Your copy of the material below should match it exactly, except that it holds no pictures.
── Supplied information
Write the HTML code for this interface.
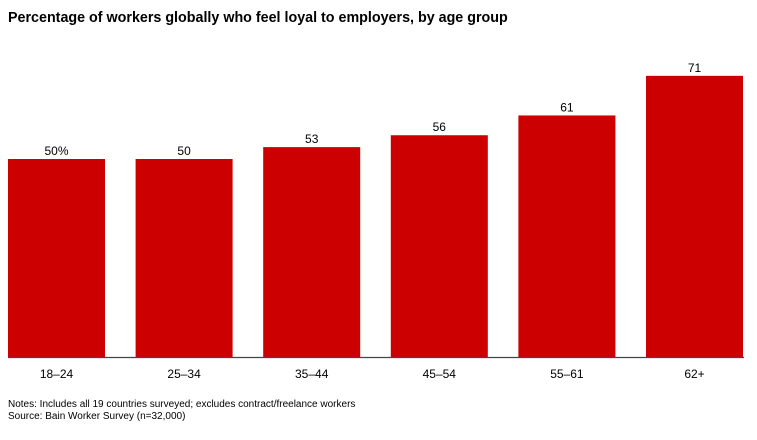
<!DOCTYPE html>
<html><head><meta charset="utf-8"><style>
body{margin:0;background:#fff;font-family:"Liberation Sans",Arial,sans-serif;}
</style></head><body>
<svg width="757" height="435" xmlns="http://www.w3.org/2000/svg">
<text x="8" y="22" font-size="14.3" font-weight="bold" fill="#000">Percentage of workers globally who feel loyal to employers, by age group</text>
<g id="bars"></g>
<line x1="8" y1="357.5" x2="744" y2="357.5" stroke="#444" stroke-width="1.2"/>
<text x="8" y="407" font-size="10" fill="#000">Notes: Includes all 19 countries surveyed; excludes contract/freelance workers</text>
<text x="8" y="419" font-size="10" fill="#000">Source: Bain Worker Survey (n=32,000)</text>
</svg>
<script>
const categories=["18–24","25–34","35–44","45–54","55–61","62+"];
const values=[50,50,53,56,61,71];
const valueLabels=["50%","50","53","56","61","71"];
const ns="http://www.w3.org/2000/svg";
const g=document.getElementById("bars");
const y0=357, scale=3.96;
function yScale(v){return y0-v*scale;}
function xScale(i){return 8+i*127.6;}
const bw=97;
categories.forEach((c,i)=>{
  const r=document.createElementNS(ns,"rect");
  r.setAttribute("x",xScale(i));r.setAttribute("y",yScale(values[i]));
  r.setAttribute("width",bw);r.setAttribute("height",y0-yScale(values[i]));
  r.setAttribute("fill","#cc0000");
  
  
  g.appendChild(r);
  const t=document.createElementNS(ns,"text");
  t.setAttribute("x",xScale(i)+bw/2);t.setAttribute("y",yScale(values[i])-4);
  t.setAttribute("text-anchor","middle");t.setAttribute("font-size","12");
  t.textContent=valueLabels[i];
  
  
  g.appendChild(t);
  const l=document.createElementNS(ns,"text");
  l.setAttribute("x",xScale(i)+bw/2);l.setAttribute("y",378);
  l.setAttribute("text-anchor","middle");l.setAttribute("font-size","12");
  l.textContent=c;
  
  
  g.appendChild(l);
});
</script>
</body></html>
────
**The response:**
Write the HTML code for this interface.
<!DOCTYPE html>
<html><head><meta charset="utf-8"><style>
body{margin:0;background:#fff;font-family:"Liberation Sans",Arial,sans-serif;}
</style></head><body>
<svg width="757" height="435" xmlns="http://www.w3.org/2000/svg">
<text x="8" y="22" font-size="14.3" font-weight="bold" fill="#000">Percentage of workers globally who feel loyal to employers, by age group</text>
<g id="bars"></g>
<line x1="8" y1="357.5" x2="744" y2="357.5" stroke="#444" stroke-width="1.2"/>
<text x="8" y="407" font-size="10" fill="#000">Notes: Includes all 19 countries surveyed; excludes contract/freelance workers</text>
<text x="8" y="419" font-size="10" fill="#000">Source: Bain Worker Survey (n=32,000)</text>
</svg>
<script>
const categories=["18–24","25–34","35–44","45–54","55–61","62+"];
const values=[50,50,53,56,61,71];
const valueLabels=["50%","50","53","56","61","71"];
const ns="http://www.w3.org/2000/svg";
const g=document.getElementById("bars");
const y0=357, scale=3.96;
function yScale(v){return y0-v*scale;}
function xScale(i){return 8+i*127.6;}
const bw=97;
categories.forEach((c,i)=>{
  const r=document.createElementNS(ns,"rect");
  r.setAttribute("x",xScale(i));r.setAttribute("y",yScale(values[i]));
  r.setAttribute("width",bw);r.setAttribute("height",y0-yScale(values[i]));
  r.setAttribute("fill","#cc0000");
  
  
  g.appendChild(r);
  const t=document.createElementNS(ns,"text");
  t.setAttribute("x",xScale(i)+bw/2);t.setAttribute("y",yScale(values[i])-4);
  t.setAttribute("text-anchor","middle");t.setAttribute("font-size","12");
  t.textContent=valueLabels[i];
  
  
  g.appendChild(t);
  const l=document.createElementNS(ns,"text");
  l.setAttribute("x",xScale(i)+bw/2);l.setAttribute("y",378);
  l.setAttribute("text-anchor","middle");l.setAttribute("font-size","12");
  l.textContent=c;
  
  
  g.appendChild(l);
});
</script>
</body></html>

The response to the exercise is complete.